Is a Only One Share Tax the Solution for Local Self-Governments ?

Authors

PAPCUNOVÁ Viera HUDÁKOVÁ Jarmila ŠTRBKOVÁ Ingrid TEJ Juraj

Year of publication 2022
Type Article in Proceedings
Conference Procesne orientovaný manažment finančnej správy so zameraním na odhaľovanie daňových únikov
MU Faculty or unit

Faculty of Economics and Administration

Citation
Keywords Fiscal autonomy; Local self-government; Share tax; Financing of local self-government
Attached files
Description Although fiscal decentralization has taken place in Slovakia, there is still no complete autonomy of local self-government financing. There is only one share tax allocated to municipal budgets - personal income tax. The expected progress of this tax gradually increased the revenues base of municipalities. However, in bad economic times, the revenues from this tax decreases, which has a negative effect on the revenues from the tax redistributed to the level of local self-governments. That is why there are also opinions as to whether a mix of taxes would be more appropriate than a one shared tax. In this context, the aim of paper is the evaluation of the development of share tax revenues in the time period 2009-2021. The mentioned period also includes crisis periods (economic crisis, Covid-19 pandemic). We obtained the data from the Ministry of Finance of the Slovak Republic. The analysis showed that the volume of personal income tax has a significant impact on the tax revenues of local self-governments in times of crisis.

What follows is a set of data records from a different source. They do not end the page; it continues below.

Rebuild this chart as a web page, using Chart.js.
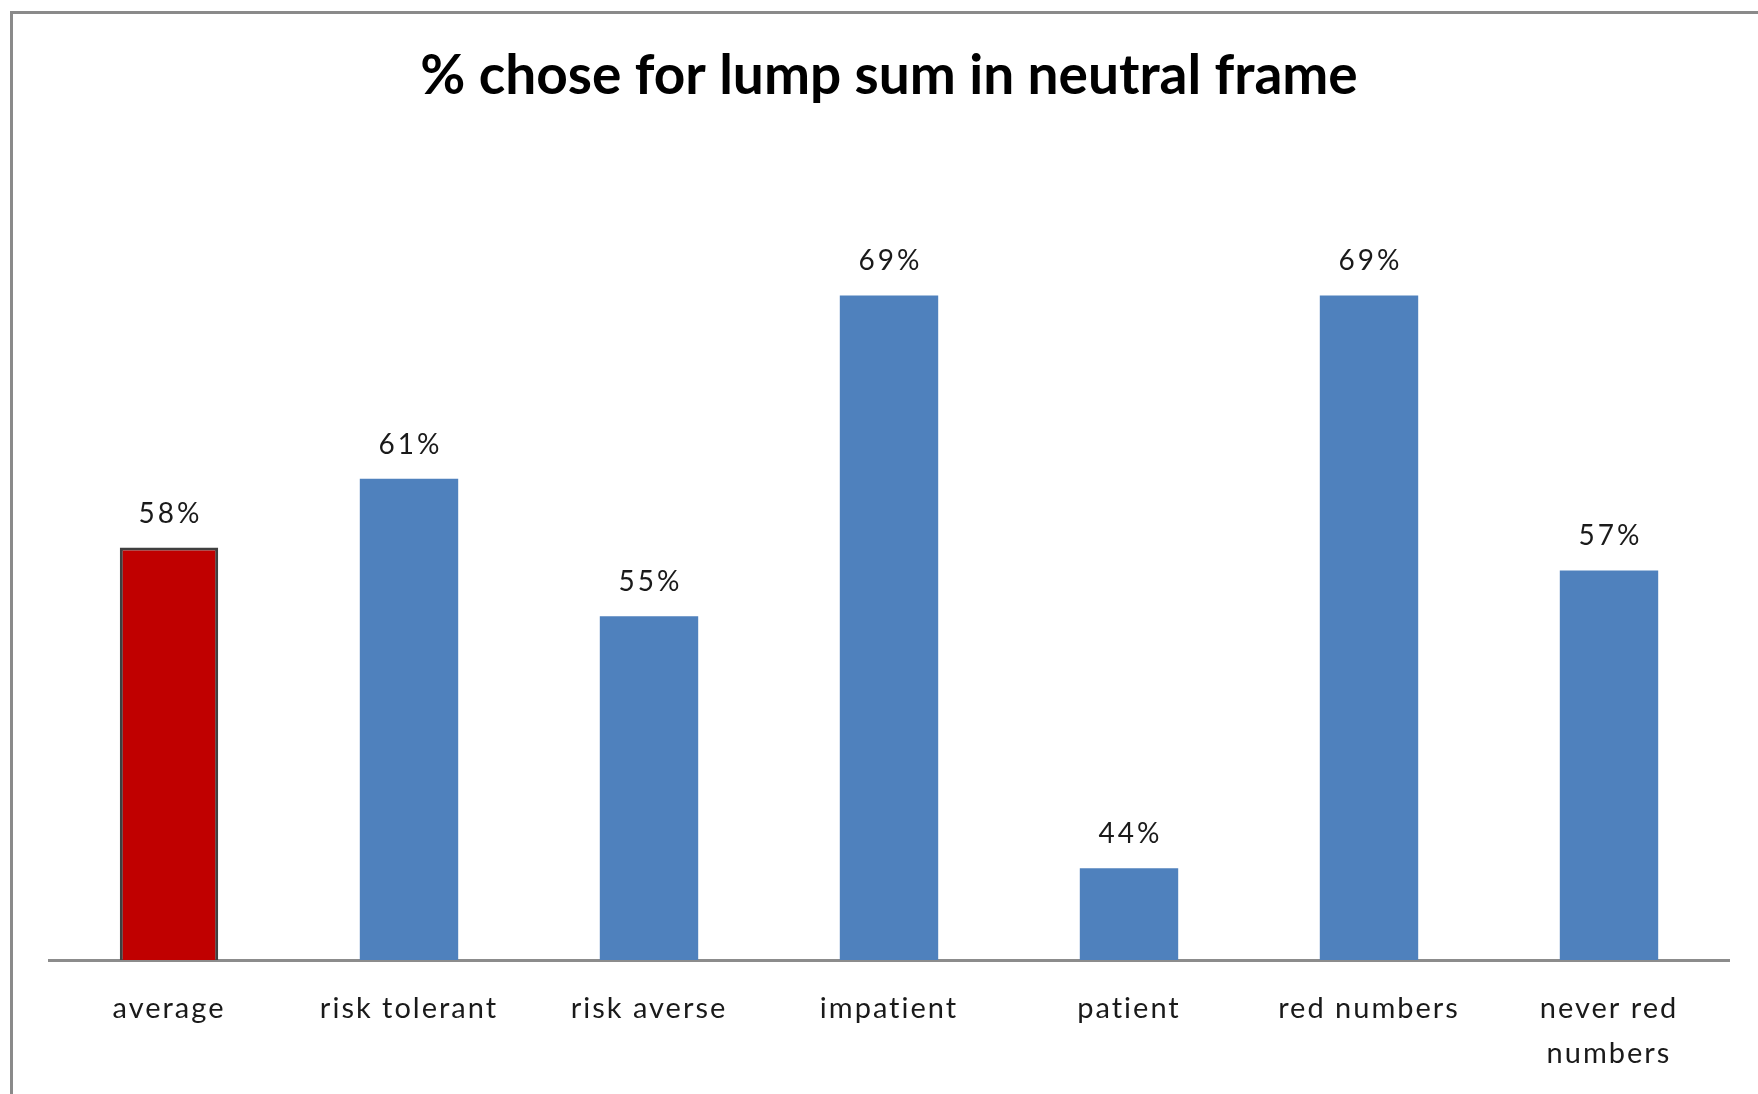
<!DOCTYPE html>
<html lang="en">
<head>
    <meta charset="UTF-8">
    <title>% chose for lump sum in neutral frame</title>
    <script src="https://cdn.jsdelivr.net/npm/chart.js"></script>
    <style>
        html, body { margin: 0; padding: 0; background: #fff; }
        #wrap { width: 1758px; height: 1094px; }
    </style>
</head>
<body>
    <div id="wrap"><canvas id="chart"></canvas></div>

    <script>
        // Data
        const categories = ['average', 'risk tolerant', 'risk averse', 'impatient', 'patient', 'red numbers', ['never red', 'numbers']];
        const shares = [58, 61, 55, 69, 44, 69, 57];
        const barColors = ['#C00000', '#4F81BD', '#4F81BD', '#4F81BD', '#4F81BD', '#4F81BD', '#4F81BD'];

        // grey frame on the top and left edge, like the pasted Excel chart
        const framePlugin = {
            id: 'frame',
            beforeDraw(chart) {
                const ctx = chart.ctx;
                ctx.save();
                ctx.strokeStyle = '#8a8a8a';
                ctx.lineWidth = 3;
                ctx.beginPath();
                ctx.moveTo(11.5, chart.height);
                ctx.lineTo(11.5, 12.5);
                ctx.lineTo(chart.width, 12.5);
                ctx.stroke();
                ctx.restore();
                ctx.letterSpacing = '0px';
            },
            beforeDatasetsDraw(chart) {
                // tick labels are drawn after the bars (ticks.z = 1); Excel spaces them loosely
                chart.ctx.letterSpacing = '2px';
            }
        };

        // value labels above each bar
        const valueLabels = {
            id: 'valueLabels',
            afterDatasetsDraw(chart) {
                const ctx = chart.ctx;
                const meta = chart.getDatasetMeta(0);
                ctx.save();
                ctx.font = '28px Lato';
                ctx.letterSpacing = '3px';
                ctx.fillStyle = '#1a1a1a';
                ctx.textAlign = 'center';
                ctx.textBaseline = 'alphabetic';
                meta.data.forEach((bar, i) => {
                    ctx.fillText(shares[i] + '%', bar.x + 1.5, bar.y - 25);
                });
                ctx.restore();
            }
        };

        const ctx = document.getElementById('chart').getContext('2d');
        new Chart(ctx, {
            type: 'bar',
            data: {
                labels: categories,
                datasets: [{
                    data: shares,
                    backgroundColor: barColors,
                    borderColor: shares.map((_, i) => i === 0 ? '#404040' : 'rgba(0,0,0,0)'),
                    borderWidth: shares.map((_, i) => i === 0 ? 3 : 0),
                    borderSkipped: false,
                    categoryPercentage: 1,
                    barPercentage: 0.41
                }]
            },
            options: {
                responsive: true,
                maintainAspectRatio: false,
                animation: false,
                layout: { padding: { left: 49, right: 29, bottom: 0 } },
                plugins: {
                    legend: { display: false },
                    tooltip: { enabled: false },
                    title: {
                        display: true,
                        text: '% chose for lump sum in neutral frame',
                        color: '#000',
                        font: { family: 'Lato', size: 55, weight: 'bold' },
                        padding: { top: 43, bottom: 49 }
                    }
                },
                scales: {
                    x: {
                        grid: { display: false },
                        border: { display: true, color: '#8c8c8c', width: 3 },
                        ticks: {
                            z: 1,
                            color: '#1a1a1a',
                            padding: 18,
                            font: { family: 'Lato', size: 29, lineHeight: 1.55 }
                        },
                        afterFit(scale) { scale.height = 134; }
                    },
                    y: {
                        display: false,
                        min: 40,
                        max: 75
                    }
                }
            },
            plugins: [framePlugin, valueLabels]
        });
    </script>
</body>
</html>
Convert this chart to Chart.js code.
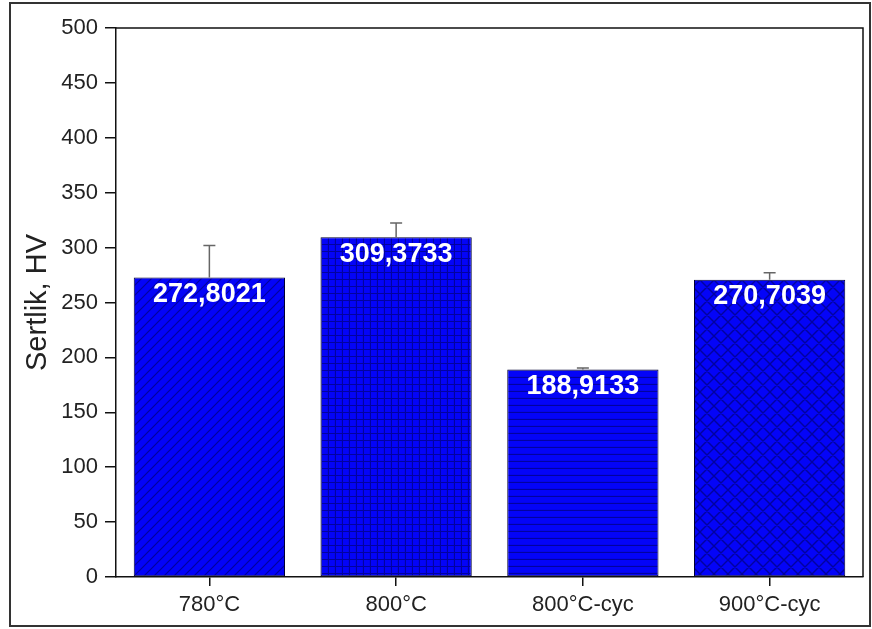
<!DOCTYPE html>
<html>
<head>
<meta charset="utf-8">
<script src="https://cdn.jsdelivr.net/npm/chart.js@4/dist/chart.umd.min.js"></script>
<style>
  html, body { margin: 0; padding: 0; background: #fff; }
  #wrap { width: 872px; height: 629px; position: relative; }
</style>
</head>
<body>
<div id="wrap"><canvas id="c" width="872" height="629"></canvas></div>
<script>
// Hardness by heat treatment
const categories = ['780°C', '800°C', '800°C-cyc', '900°C-cyc'];
const hardness = [272.8021, 309.3733, 188.9133, 270.7039];
const errors = [29, 13, 1.5, 6.5];
const yTicks = [0, 50, 100, 150, 200, 250, 300, 350, 400, 450, 500];
const patternKinds = ['diag', 'grid', 'horiz', 'cross'];

const BLUE = '#0404f8';
const LINE = 'rgba(0,0,70,0.5)';

function makePattern(kind) {
  const size = kind === 'cross' ? 14 : (kind === 'diag' ? 10 : 7);
  const cv = document.createElement('canvas');
  cv.width = size; cv.height = size;
  const g = cv.getContext('2d');
  g.fillStyle = BLUE;
  g.fillRect(0, 0, size, size);
  g.strokeStyle = LINE;
  g.lineWidth = kind === 'cross' ? 1.4 : 1.2;
  g.beginPath();
  if (kind === 'diag' || kind === 'cross') {
    g.moveTo(-1, size + 1); g.lineTo(size + 1, -1);
    g.moveTo(-2, 2); g.lineTo(2, -2);
    g.moveTo(size - 2, size + 2); g.lineTo(size + 2, size - 2);
  }
  if (kind === 'cross') {
    g.moveTo(-1, -1); g.lineTo(size + 1, size + 1);
    g.moveTo(size - 2, -2); g.lineTo(size + 2, 2);
    g.moveTo(-2, size - 2); g.lineTo(2, size + 2);
  }
  if (kind === 'grid' || kind === 'horiz') {
    g.moveTo(0, size - 0.5); g.lineTo(size, size - 0.5);
  }
  if (kind === 'grid') {
    g.moveTo(size - 0.5, 0); g.lineTo(size - 0.5, size);
  }
  g.stroke();
  return g.createPattern(cv, 'repeat');
}

const fills = patternKinds.map(makePattern);

// outer frame, y-axis title and plot-area top/right border
const framePlugin = {
  id: 'frame',
  beforeDraw(chart) {
    const ctx = chart.ctx;
    ctx.save();
    ctx.fillStyle = '#fff';
    ctx.fillRect(0, 0, chart.width, chart.height);
    ctx.strokeStyle = '#333';
    ctx.lineWidth = 2;
    ctx.strokeRect(10, 3, 860, 623);
    ctx.restore();
  },
  afterDraw(chart) {
    const { left, right, top, bottom } = chart.chartArea;
    const ctx = chart.ctx;
    ctx.save();
    ctx.strokeStyle = '#111';
    ctx.lineWidth = 1.5;
    ctx.beginPath();
    ctx.moveTo(left, top);
    ctx.lineTo(right, top);
    ctx.lineTo(right, bottom);
    ctx.stroke();
    ctx.translate(38, (top + bottom) / 2);
    ctx.rotate(-Math.PI / 2);
    ctx.fillStyle = '#222';
    ctx.font = '29px "Liberation Sans", Arial, sans-serif';
    ctx.textAlign = 'center';
    ctx.textBaseline = 'middle';
    ctx.fillText('Sertlik, HV', 0, 0);
    ctx.restore();
  }
};

// error whiskers and value labels
const annotatePlugin = {
  id: 'annotate',
  afterDatasetsDraw(chart) {
    const ctx = chart.ctx;
    const meta = chart.getDatasetMeta(0);
    const y = chart.scales.y;
    ctx.save();
    meta.data.forEach((bar, i) => {
      const v = hardness[i];
      const yTop = y.getPixelForValue(v + errors[i]);
      ctx.strokeStyle = '#666';
      ctx.lineWidth = 1.5;
      ctx.beginPath();
      ctx.moveTo(bar.x, bar.y);
      ctx.lineTo(bar.x, yTop);
      ctx.moveTo(bar.x - 6, yTop);
      ctx.lineTo(bar.x + 6, yTop);
      ctx.stroke();
    });
    ctx.fillStyle = '#fff';
    ctx.font = 'bold 27px "Liberation Sans", Arial, sans-serif';
    ctx.textAlign = 'center';
    ctx.textBaseline = 'middle';
    meta.data.forEach((bar, i) => {
      ctx.fillText(hardness[i].toFixed(4).replace('.', ','), bar.x, bar.y + 17);
    });
    ctx.restore();
  }
};

const font = { family: '"Liberation Sans", Arial, sans-serif', size: 22 };

new Chart(document.getElementById('c'), {
  type: 'bar',
  data: {
    labels: categories,
    datasets: [{
      data: hardness,
      backgroundColor: fills,
      borderColor: '#000033',
      borderWidth: 1,
      borderSkipped: false,
      barPercentage: 0.81,
      categoryPercentage: 1.0
    }]
  },
  options: {
    responsive: false,
    animation: false,
    layout: { padding: { left: 22, right: 9, top: 28, bottom: 8 } },
    plugins: { legend: { display: false }, tooltip: { enabled: false } },
    scales: {
      x: {
        offset: true,
        grid: { display: true, drawOnChartArea: false, drawTicks: true, tickLength: 9, color: '#111', lineWidth: 1.5, offset: false },
        border: { display: true, color: '#111', width: 1.5 },
        ticks: { color: '#222', font: font, padding: 6, maxRotation: 0 },
        afterFit(s) { s.height = 44; }
      },
      y: {
        min: 0, max: 500,
        afterBuildTicks(s) { s.ticks = yTicks.map(v => ({ value: v })); },
        grid: { display: true, drawOnChartArea: false, drawTicks: true, tickLength: 11, color: '#111', lineWidth: 1.5 },
        border: { display: true, color: '#111', width: 1.5 },
        ticks: { color: '#222', font: font, padding: 7 },
        title: { display: false },
        afterFit(s) { s.width = 94; }
      }
    }
  },
  plugins: [framePlugin, annotatePlugin]
});
</script>
</body>
</html>
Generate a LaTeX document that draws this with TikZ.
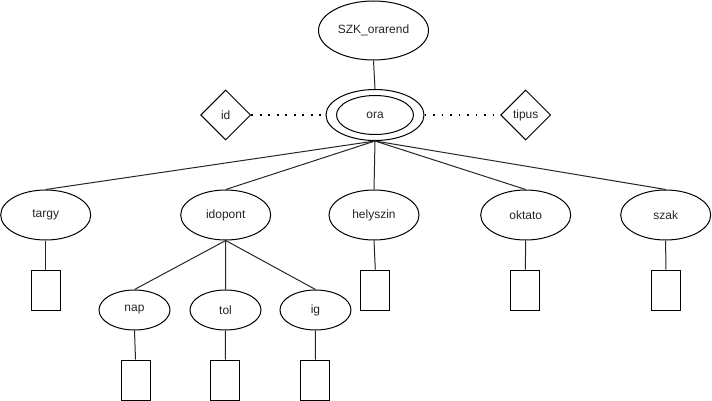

This was fully manifested during the economic crisis, when in 2009 the resolution of the Government of the Slovak Republic No. 868 of December 2, 2009, an extraordinary subsidy from the state budget of the Slovak Republic in the amount of 100 mill. € provided to municipalities, to cover the shortfall in personal income tax to improve their situation in 2010. In the time period from 2009 to 2011, the share of yield from personal income tax on the tax revenues of municipalities ranged from 70.02 % to 79.43 %.